Kur'an-ı Kerim'de geçen israf ilgili ayetler yanında bir diğer kavram daha dikkatimizi çekmektedir. İsra suresi 26. ayet, müminlere harcama konusunda bir ölçü vermektedir. Burada infak tavsiye edilirken, savurganlık yasaklanmış ve israfın uç noktası olarak düşünülebilecek bu uç nokta "tebzîr" kelimesiyle ifade edilmektedir. Peki bu kavram nasıl bir anlam taşımaktadır, israftan farkı nedir? Önce buna dair birtakım bilgiler verelim.

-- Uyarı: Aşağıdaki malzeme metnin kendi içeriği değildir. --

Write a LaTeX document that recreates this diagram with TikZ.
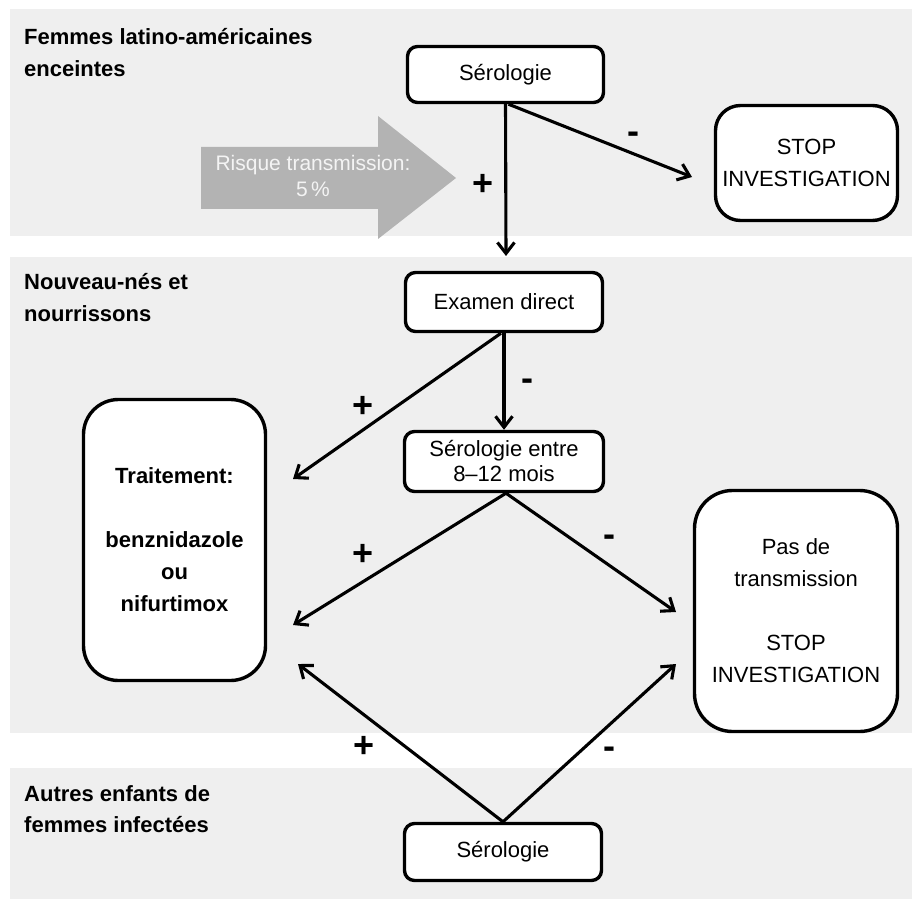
\documentclass[tikz,border=0pt]{standalone}
\usepackage{fontspec}
\setmainfont{Liberation Sans}
\usetikzlibrary{arrows.meta}
\definecolor{band}{HTML}{EFEFEF}
\definecolor{bigarrow}{HTML}{B3B3B3}
\definecolor{softwhite}{HTML}{F4F4F4}
\begin{document}
\begin{tikzpicture}[x=1pt,y=-1pt,
  box/.style={draw, line width=3.4pt, fill=white, rounded corners=#1, inner sep=0pt,
    align=center, font=\fontsize{22}{32}\selectfont},
  box/.default=10pt,
  arr/.style={line width=3.1pt, -{Straight Barb[length=11pt,width=17pt]}},
  region/.style={anchor=base west, inner sep=0pt, font=\fontsize{22}{32}\selectfont\bfseries},
  sign/.style={inner sep=0pt, font=\fontsize{36}{40}\selectfont\bfseries},
  risk/.style={anchor=base, inner sep=0pt, text=softwhite, font=\fontsize{21}{26}\selectfont}]
\useasboundingbox (0,0) rectangle (912,901);
\fill[white] (0,0) rectangle (912,901);
% bands
\fill[band] (10,9) rectangle (912,236);
\fill[band] (10,257) rectangle (912,733);
\fill[band] (10,768) rectangle (912,899);
% region labels
\node[region] (r1a) at (24,45) {Femmes latino-américaines};
\node[region] (r1b) at (24,77) {enceintes};
\node[region] (r2a) at (24,289) {Nouveau-nés et};
\node[region] (r2b) at (24,321) {nourrissons};
\node[region] (r3a) at (24,801) {Autres enfants de};
\node[region] (r3b) at (24,832) {femmes infectées};
% big grey arrow
\fill[bigarrow] (201,147) -- (378,147) -- (378,116) -- (456,178) -- (378,239) -- (378,209) -- (201,209) -- cycle;
\node[risk] (risk1) at (313,171) {Risque transmission:};
\node[risk] (risk2) at (313,197) {5\,\%};
% boxes
\node[box, minimum width=196pt, minimum height=56pt] (s1) at (505.5,74.5) {Sérologie};
\node[box=25pt, minimum width=182pt, minimum height=115pt] (stop1) at (806.5,163) {STOP\\INVESTIGATION};
\node[box, minimum width=197pt, minimum height=59pt] (exam) at (504,302) {Examen direct};
\node[box, minimum width=199pt, minimum height=60pt, font=\fontsize{22}{25}\selectfont] (sero2) at (504,461.5) {Sérologie entre\\8–12 mois};
\node[box=35pt, minimum width=182pt, minimum height=281pt, font=\fontsize{22}{32}\selectfont\bfseries] (treat) at (174.5,540) {Traitement:\\[32pt]benznidazole\\ou\\nifurtimox};
\node[box=38pt, minimum width=203pt, minimum height=241pt] (pas) at (796,611) {Pas de\\transmission\\[32pt]STOP\\INVESTIGATION};
\node[box, minimum width=197pt, minimum height=57pt] (sero3) at (503,852) {Sérologie};
% free ends
\coordinate (t1) at (506,256);
\coordinate (t2) at (692,177);
\coordinate (t3) at (293,479);
\coordinate (t4) at (293,625);
\coordinate (t5) at (676,612);
\coordinate (t6) at (298,664);
\coordinate (t7) at (676,664);
% connectors
\draw[arr] (s1.south) -- (t1);
\draw[arr] ([xshift=3pt]s1.south) -- (t2);
\draw[arr] (exam.south) -- (sero2.north);
\draw[arr] ([xshift=-3pt]exam.south) -- (t3);
\draw[arr] ([xshift=2pt]sero2.south) -- (t4);
\draw[arr] ([xshift=2pt]sero2.south) -- (t5);
\draw[arr] (sero3.north) -- (t6);
\draw[arr] (sero3.north) -- (t7);
% signs
\node[sign] (p1) at (483,185) {+};
\node[sign] (m1) at (633,138) {-};
\node[sign] (m2) at (527,385) {-};
\node[sign] (p2) at (363,407) {+};
\node[sign] (p3) at (363,555) {+};
\node[sign] (m3) at (609,541) {-};
\node[sign] (p4) at (364,747) {+};
\node[sign] (m4) at (609,753) {-};
\end{tikzpicture}
\end{document}
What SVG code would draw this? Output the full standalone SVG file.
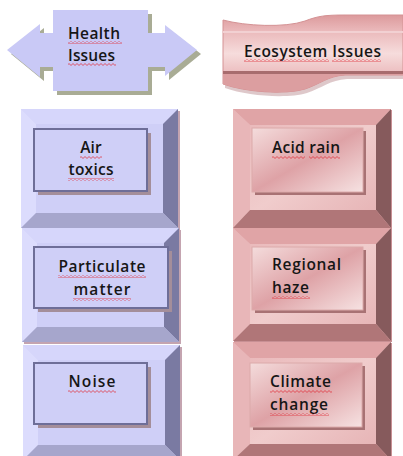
<svg xmlns="http://www.w3.org/2000/svg" width="403" height="456" viewBox="0 0 403 456">
<defs>
<style>
.t{font-family:"Open Sans","Liberation Sans",sans-serif;font-size:15.5px;font-weight:600;fill:#161616}
.ls{fill:#cfcff7;stroke:#6e6e98;stroke-width:2}
.lsh{fill:#a48e9a}
.rs{fill:url(#pinkgl);stroke:#dcaaaa;stroke-width:1}
.rsh{fill:#a87274}
.sq{fill:url(#squig)}
</style>
<pattern id="squig" width="4" height="3" patternUnits="userSpaceOnUse">
<path d="M-1,2.5 L1,0.5 L3,2.5 L5,0.5" fill="none" stroke="#e0303a" stroke-width="0.8"/>
</pattern>
<linearGradient id="pinkgl" x1="0" y1="0" x2="1" y2="1">
<stop offset="0" stop-color="#f4dcdc"/>
<stop offset="0.5" stop-color="#dea2a6"/>
<stop offset="1" stop-color="#f6e2e2"/>
</linearGradient>
<linearGradient id="pinkface" x1="0" y1="0" x2="1" y2="1">
<stop offset="0" stop-color="#e8b4b6"/>
<stop offset="0.5" stop-color="#f0cccc"/>
<stop offset="1" stop-color="#e4aeb0"/>
</linearGradient>
<linearGradient id="banner" x1="0" y1="0" x2="0" y2="1">
<stop offset="0" stop-color="#dc9a9c"/>
<stop offset="0.2" stop-color="#eab8ba"/>
<stop offset="0.5" stop-color="#f6dcdc"/>
<stop offset="0.8" stop-color="#eab8ba"/>
<stop offset="1" stop-color="#d89294"/>
</linearGradient>
<clipPath id="bclip">
<path d="M223,20 C245,26 285,28 305,21 C318,16 325,15 345,15 L403,15 L403,75 L345,75 C328,76 320,84 305,89 C285,95 245,92 223,84 Z"/>
</clipPath>
</defs>

<!-- Health Issues header -->
<g id="health-issues">
<polygon points="11,54 44,28 44,37 57,37 57,14 152,14 152,37 169,37 169,29 201,54 169,80 169,71 152,71 152,95 57,95 57,71 44,71 44,81" fill="#a9ac95"/>
<polygon points="7,50 40,24 40,33 53,33 53,10 148,10 148,33 165,33 165,25 197,50 165,76 165,67 148,67 148,91 53,91 53,67 40,67 40,77" fill="#c9c9f6"/>
<text class="t" x="68" y="39" textLength="52" lengthAdjust="spacing">Health</text>
<text class="t" x="68" y="61" textLength="47" lengthAdjust="spacing">Issues</text>
<rect class="sq" x="68" y="41" width="54" height="3"/>
<rect class="sq" x="68" y="63" width="48" height="3"/>
</g>

<!-- Ecosystem Issues header -->
<g id="ecosystem-issues">
<path d="M225,24 C247,30 287,32 307,25 C320,20 327,19 347,19 L403,19 L403,79 L347,79 C330,80 322,88 307,93 C287,99 247,96 225,88 Z" fill="#c8a4a6" opacity="0.6"/>
<path d="M223,20 C245,26 285,28 305,21 C318,16 325,15 345,15 L403,15 L403,75 L345,75 C328,76 320,84 305,89 C285,95 245,92 223,84 Z" fill="url(#banner)" stroke="#d49294" stroke-width="1"/>
<g clip-path="url(#bclip)">
<rect x="223" y="31" width="180" height="2" fill="#f2d0d2"/>
<rect x="223" y="71" width="180" height="3" fill="#a86c6e"/>
<rect x="223" y="74" width="180" height="20" fill="#dc9ea0"/>
</g>
<text class="t" x="244" y="57" textLength="137" lengthAdjust="spacing">Ecosystem Issues</text>
<rect class="sq" x="244" y="59" width="85" height="3"/>
<rect class="sq" x="332" y="59" width="49" height="3"/>
</g>

<!-- Left column -->
<g id="air-toxics">
<rect x="23" y="111" width="157" height="119" fill="#c4a4b0"/>
<rect x="21" y="109" width="157" height="119" fill="#cfcff7"/>
<polygon points="21,109 178,109 163,124 36,124" fill="#d6d6fb"/>
<polygon points="21,109 36,124 36,213 21,228" fill="#dcdcfd"/>
<polygon points="178,109 178,228 163,213 163,124" fill="#7a7aa2"/>
<polygon points="21,228 36,213 163,213 178,228" fill="#a6a6cc"/>
<rect class="lsh" x="38" y="133" width="113" height="62"/>
<rect class="ls" x="34" y="129" width="113" height="62"/>
<text class="t" x="91" y="153" text-anchor="middle">Air</text>
<text class="t" x="91" y="175" text-anchor="middle" textLength="45" lengthAdjust="spacing">toxics</text>
<rect class="sq" x="80" y="156" width="22" height="3"/>
<rect class="sq" x="68" y="178" width="46" height="3"/>
</g>

<g id="particulate-matter">
<rect x="24" y="230" width="157" height="114" fill="#c4a4b0"/>
<rect x="22" y="228" width="157" height="114" fill="#cfcff7"/>
<polygon points="22,228 179,228 164,243 37,243" fill="#d6d6fb"/>
<polygon points="22,228 37,243 37,327 22,342" fill="#dcdcfd"/>
<polygon points="179,228 179,342 164,327 164,243" fill="#7a7aa2"/>
<polygon points="22,342 37,327 164,327 179,342" fill="#a6a6cc"/>
<rect class="lsh" x="38" y="251" width="134" height="61"/>
<rect class="ls" x="34" y="247" width="134" height="61"/>
<text class="t" x="102" y="272" text-anchor="middle" textLength="87" lengthAdjust="spacing">Particulate</text>
<text class="t" x="102" y="295" text-anchor="middle" textLength="57" lengthAdjust="spacing">matter</text>
<rect class="sq" x="58" y="275" width="88" height="3"/>
<rect class="sq" x="73" y="298" width="58" height="3"/>
</g>

<g id="noise">
<rect x="25" y="347" width="157" height="115" fill="#c4a4b0"/>
<rect x="23" y="345" width="157" height="115" fill="#cfcff7"/>
<polygon points="23,345 180,345 165,360 38,360" fill="#d6d6fb"/>
<polygon points="23,345 38,360 38,445 23,460" fill="#dcdcfd"/>
<polygon points="180,345 180,460 165,445 165,360" fill="#7a7aa2"/>
<polygon points="23,460 38,445 165,445 180,460" fill="#a6a6cc"/>
<rect class="lsh" x="38" y="367" width="113" height="61"/>
<rect class="ls" x="34" y="363" width="113" height="61"/>
<text class="t" x="92" y="387" text-anchor="middle" textLength="47" lengthAdjust="spacing">Noise</text>
<rect class="sq" x="68" y="390" width="48" height="3"/>
</g>

<!-- Right column -->
<g id="acid-rain">
<rect x="234" y="110" width="158" height="119" fill="#c89094"/>
<rect x="233" y="109" width="158" height="119" fill="url(#pinkface)"/>
<polygon points="233,109 391,109 376,125 250,125" fill="#e0a4a6"/>
<polygon points="233,109 250,125 250,210 233,228" fill="#e8b6b8"/>
<polygon points="391,109 391,228 376,210 376,125" fill="#865a5c"/>
<polygon points="233,228 250,210 376,210 391,228" fill="#b07678"/>
<rect class="rsh" x="255" y="131" width="111" height="64"/>
<rect class="rs" x="252" y="128" width="111" height="64"/>
<text class="t" x="272" y="153" textLength="68" lengthAdjust="spacing">Acid rain</text>
<rect class="sq" x="272" y="156" width="33" height="3"/>
<rect class="sq" x="309" y="156" width="31" height="3"/>
</g>

<g id="regional-haze">
<rect x="234" y="229" width="158" height="113" fill="#c89094"/>
<rect x="233" y="228" width="158" height="113" fill="url(#pinkface)"/>
<polygon points="233,228 391,228 376,244 250,244" fill="#e0a4a6"/>
<polygon points="233,228 250,244 250,324 233,341" fill="#e8b6b8"/>
<polygon points="391,228 391,341 376,324 376,244" fill="#865a5c"/>
<polygon points="233,341 250,324 376,324 391,341" fill="#b07678"/>
<rect class="rsh" x="255" y="250" width="111" height="63"/>
<rect class="rs" x="252" y="247" width="111" height="63"/>
<text class="t" x="272" y="270" textLength="69" lengthAdjust="spacing">Regional</text>
<text class="t" x="272" y="293" textLength="37" lengthAdjust="spacing">haze</text>
<rect class="sq" x="272" y="296" width="38" height="3"/>
</g>

<g id="climate-change">
<rect x="234" y="343" width="158" height="118" fill="#c89094"/>
<rect x="233" y="342" width="158" height="118" fill="url(#pinkface)"/>
<polygon points="233,342 391,342 376,358 250,358" fill="#e0a4a6"/>
<polygon points="233,342 250,358 250,444 233,460" fill="#e8b6b8"/>
<polygon points="391,342 391,460 376,444 376,358" fill="#865a5c"/>
<polygon points="233,460 250,444 376,444 391,460" fill="#b07678"/>
<rect class="rsh" x="253" y="366" width="112" height="64"/>
<rect class="rs" x="250" y="363" width="112" height="64"/>
<text class="t" x="270" y="387" textLength="61" lengthAdjust="spacing">Climate</text>
<text class="t" x="270" y="410" textLength="58" lengthAdjust="spacing">change</text>
<rect class="sq" x="270" y="390" width="62" height="3"/>
<rect class="sq" x="270" y="413" width="59" height="3"/>
</g>

<g id="connectors"></g>
</svg>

Ayette geçen "tebzîr" ne demektir?
Arapça bir kelime olan tebzîr, sözlüklerde "tohum ekmek, serpmek, ölçüsüz dağıtmak, israf etmek, lâyık olmayan yere malını sarfetmek" anlamlarını taşımaktadır. İsraf etmeyi de kapsayan fakat daha ziyade, malını uygun olmayan bir şekilde ölçüsüz ve sorumsuzca harcamak anlamında kullanılan bu kelime, Kur'an-ı Kerim'de İsra suresinde geçmektedir. Ayet, "akraba, yoksul ve yolcu" vasfına sahip kimseleri görüp gözetmeyi emrederken, sahip olunan maddi-manevi imkanları "harcama" konusunda ise kişiyi saçıp-savuran (mübezzir) biri olmaktan men etmektedir. İki ayet, gayet net uyarılar taşır: "Akrabaya, yoksula ve yolcuya hakkını ver. (Sahip olduğun şeyleri ise) Gereksiz yerlere saçıp savurma. Çünkü saçıp savuranlar şeytanların dostlarıdır. Şeytan ise Rabbine karşı çok nankördür." (İsra, 26-27)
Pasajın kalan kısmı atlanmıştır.